■ **Supplied records**
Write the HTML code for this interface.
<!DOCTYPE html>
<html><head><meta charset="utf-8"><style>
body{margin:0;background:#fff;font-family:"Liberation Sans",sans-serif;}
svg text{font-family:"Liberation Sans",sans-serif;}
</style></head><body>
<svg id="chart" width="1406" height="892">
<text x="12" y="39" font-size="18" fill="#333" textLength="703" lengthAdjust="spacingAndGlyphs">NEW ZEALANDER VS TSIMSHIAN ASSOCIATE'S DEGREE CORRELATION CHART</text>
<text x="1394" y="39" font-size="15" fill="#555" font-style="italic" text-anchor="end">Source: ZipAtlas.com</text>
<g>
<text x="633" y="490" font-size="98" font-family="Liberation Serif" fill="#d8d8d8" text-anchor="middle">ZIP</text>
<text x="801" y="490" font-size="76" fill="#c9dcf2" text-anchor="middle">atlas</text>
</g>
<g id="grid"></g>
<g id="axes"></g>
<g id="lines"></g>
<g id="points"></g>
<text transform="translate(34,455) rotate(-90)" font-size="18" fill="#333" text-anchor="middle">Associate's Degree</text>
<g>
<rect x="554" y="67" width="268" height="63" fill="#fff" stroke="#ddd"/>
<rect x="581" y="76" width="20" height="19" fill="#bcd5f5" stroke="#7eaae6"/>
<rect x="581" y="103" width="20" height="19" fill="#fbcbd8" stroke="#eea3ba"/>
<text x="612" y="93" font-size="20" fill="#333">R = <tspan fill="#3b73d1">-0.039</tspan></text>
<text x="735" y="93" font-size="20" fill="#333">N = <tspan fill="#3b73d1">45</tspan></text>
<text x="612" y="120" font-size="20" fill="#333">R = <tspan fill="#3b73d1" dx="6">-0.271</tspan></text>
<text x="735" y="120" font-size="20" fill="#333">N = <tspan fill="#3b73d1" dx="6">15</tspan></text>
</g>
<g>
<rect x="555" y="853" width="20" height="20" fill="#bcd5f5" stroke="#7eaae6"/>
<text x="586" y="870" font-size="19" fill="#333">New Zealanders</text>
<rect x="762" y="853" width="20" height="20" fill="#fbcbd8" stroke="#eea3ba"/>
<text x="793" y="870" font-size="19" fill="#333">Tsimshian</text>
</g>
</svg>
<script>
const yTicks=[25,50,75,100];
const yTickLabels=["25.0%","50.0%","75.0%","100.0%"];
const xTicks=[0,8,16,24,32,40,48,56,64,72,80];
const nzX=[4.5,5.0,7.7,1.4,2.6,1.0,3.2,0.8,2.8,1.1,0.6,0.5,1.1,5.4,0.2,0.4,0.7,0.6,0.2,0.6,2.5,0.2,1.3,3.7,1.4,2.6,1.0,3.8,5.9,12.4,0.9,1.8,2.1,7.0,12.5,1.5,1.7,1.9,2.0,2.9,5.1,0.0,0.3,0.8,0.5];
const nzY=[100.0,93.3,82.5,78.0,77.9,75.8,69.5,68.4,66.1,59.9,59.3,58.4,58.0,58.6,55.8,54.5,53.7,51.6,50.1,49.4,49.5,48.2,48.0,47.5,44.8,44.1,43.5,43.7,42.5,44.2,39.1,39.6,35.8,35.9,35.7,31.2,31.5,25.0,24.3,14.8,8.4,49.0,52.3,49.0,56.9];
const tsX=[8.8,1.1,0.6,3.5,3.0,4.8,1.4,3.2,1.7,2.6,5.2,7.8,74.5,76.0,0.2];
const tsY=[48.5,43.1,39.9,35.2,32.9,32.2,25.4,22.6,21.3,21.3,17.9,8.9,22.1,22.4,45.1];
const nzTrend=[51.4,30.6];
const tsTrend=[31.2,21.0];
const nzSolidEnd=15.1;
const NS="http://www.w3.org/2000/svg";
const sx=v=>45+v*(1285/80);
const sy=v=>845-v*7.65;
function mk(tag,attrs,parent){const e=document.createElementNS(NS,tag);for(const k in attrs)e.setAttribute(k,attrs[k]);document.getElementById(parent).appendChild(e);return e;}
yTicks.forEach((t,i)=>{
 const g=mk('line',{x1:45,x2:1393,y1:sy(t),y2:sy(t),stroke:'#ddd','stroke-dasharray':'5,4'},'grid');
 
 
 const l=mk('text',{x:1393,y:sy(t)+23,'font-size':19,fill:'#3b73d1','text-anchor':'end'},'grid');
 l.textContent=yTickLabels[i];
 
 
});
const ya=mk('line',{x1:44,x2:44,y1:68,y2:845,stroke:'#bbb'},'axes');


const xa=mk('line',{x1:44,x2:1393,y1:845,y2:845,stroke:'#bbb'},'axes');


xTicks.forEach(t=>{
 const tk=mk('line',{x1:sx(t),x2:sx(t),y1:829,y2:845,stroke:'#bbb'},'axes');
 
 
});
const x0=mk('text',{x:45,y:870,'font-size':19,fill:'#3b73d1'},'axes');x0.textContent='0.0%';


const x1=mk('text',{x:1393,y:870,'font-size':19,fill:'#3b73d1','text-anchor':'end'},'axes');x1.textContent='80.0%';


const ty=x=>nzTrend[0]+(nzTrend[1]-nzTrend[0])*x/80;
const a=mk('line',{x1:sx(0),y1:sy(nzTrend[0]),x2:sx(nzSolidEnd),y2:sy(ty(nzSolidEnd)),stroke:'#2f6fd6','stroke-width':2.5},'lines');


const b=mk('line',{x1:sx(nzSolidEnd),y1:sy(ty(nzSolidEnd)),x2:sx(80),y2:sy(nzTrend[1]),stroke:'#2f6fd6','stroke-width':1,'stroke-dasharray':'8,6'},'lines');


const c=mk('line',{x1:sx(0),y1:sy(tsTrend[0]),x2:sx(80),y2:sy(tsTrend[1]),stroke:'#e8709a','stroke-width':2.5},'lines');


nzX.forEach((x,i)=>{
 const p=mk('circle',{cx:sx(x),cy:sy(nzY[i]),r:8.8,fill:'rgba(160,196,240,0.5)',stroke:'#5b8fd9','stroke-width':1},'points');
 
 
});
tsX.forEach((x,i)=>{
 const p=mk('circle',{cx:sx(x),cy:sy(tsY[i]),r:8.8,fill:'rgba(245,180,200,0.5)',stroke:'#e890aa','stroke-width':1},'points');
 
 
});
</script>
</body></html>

* * *

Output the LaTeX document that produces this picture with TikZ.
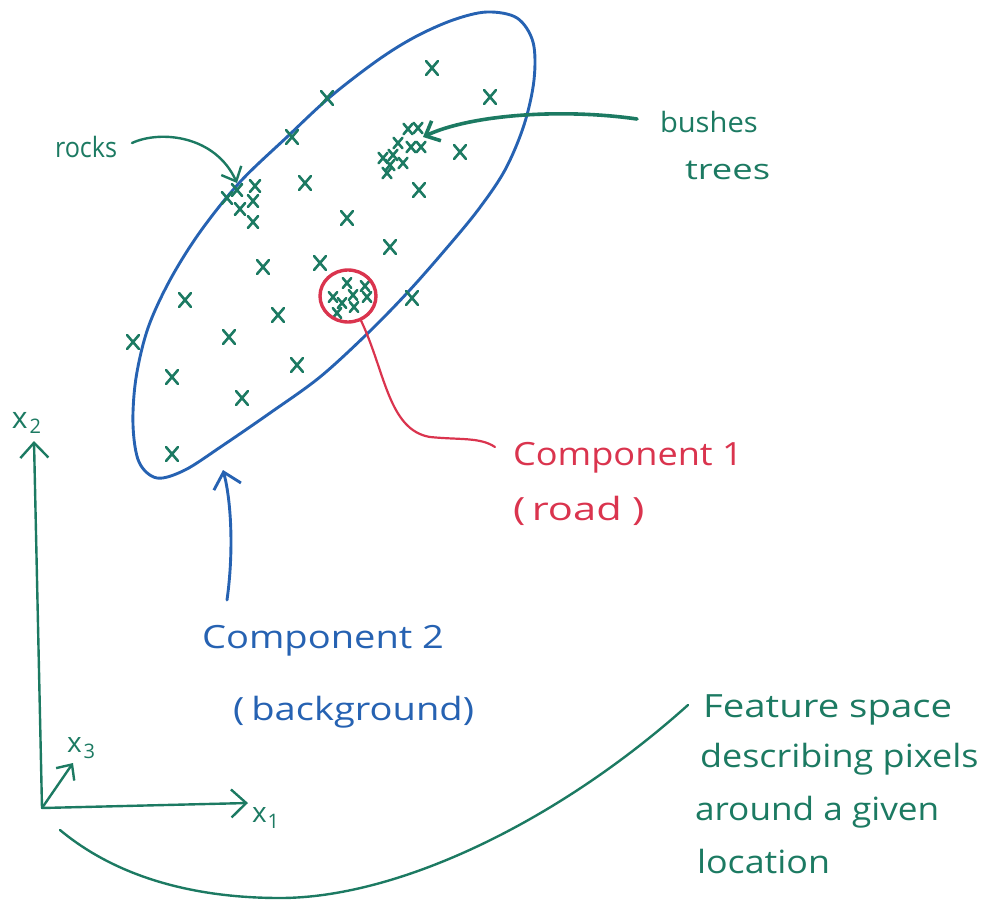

--

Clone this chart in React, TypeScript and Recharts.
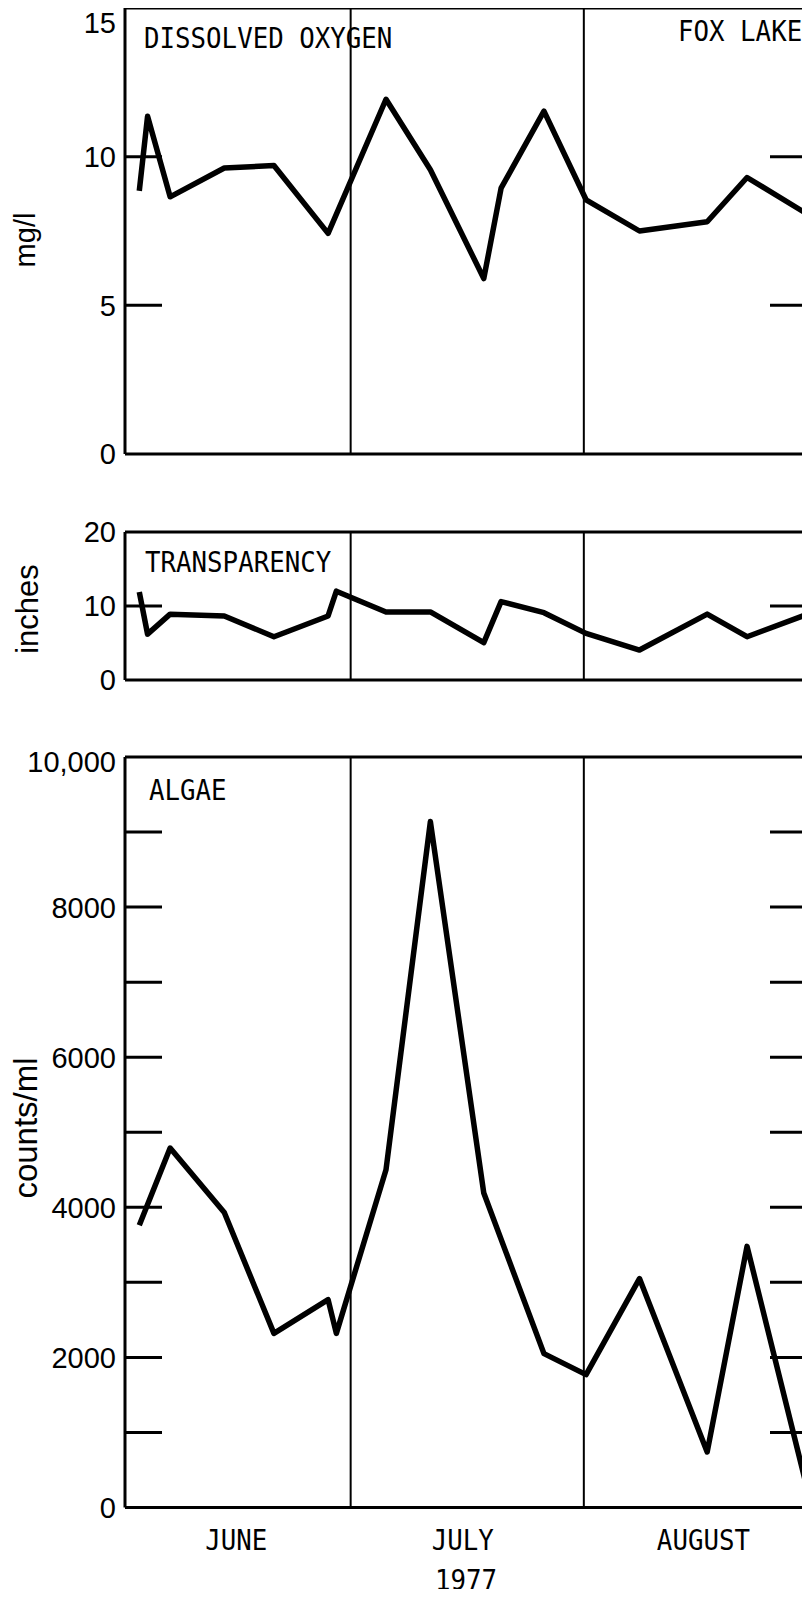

■ **Challenge**
Find the word "document" in the entries, and copy every line it shows up in.

■ **Full solution**
function mk(tag,attrs,parent){const e=document.createElementNS(NS,tag);for(const k in attrs)e.setAttribute(k,attrs[k]);document.getElementById(parent).appendChild(e);return e;}
Output the LaTeX document that produces this picture with TikZ.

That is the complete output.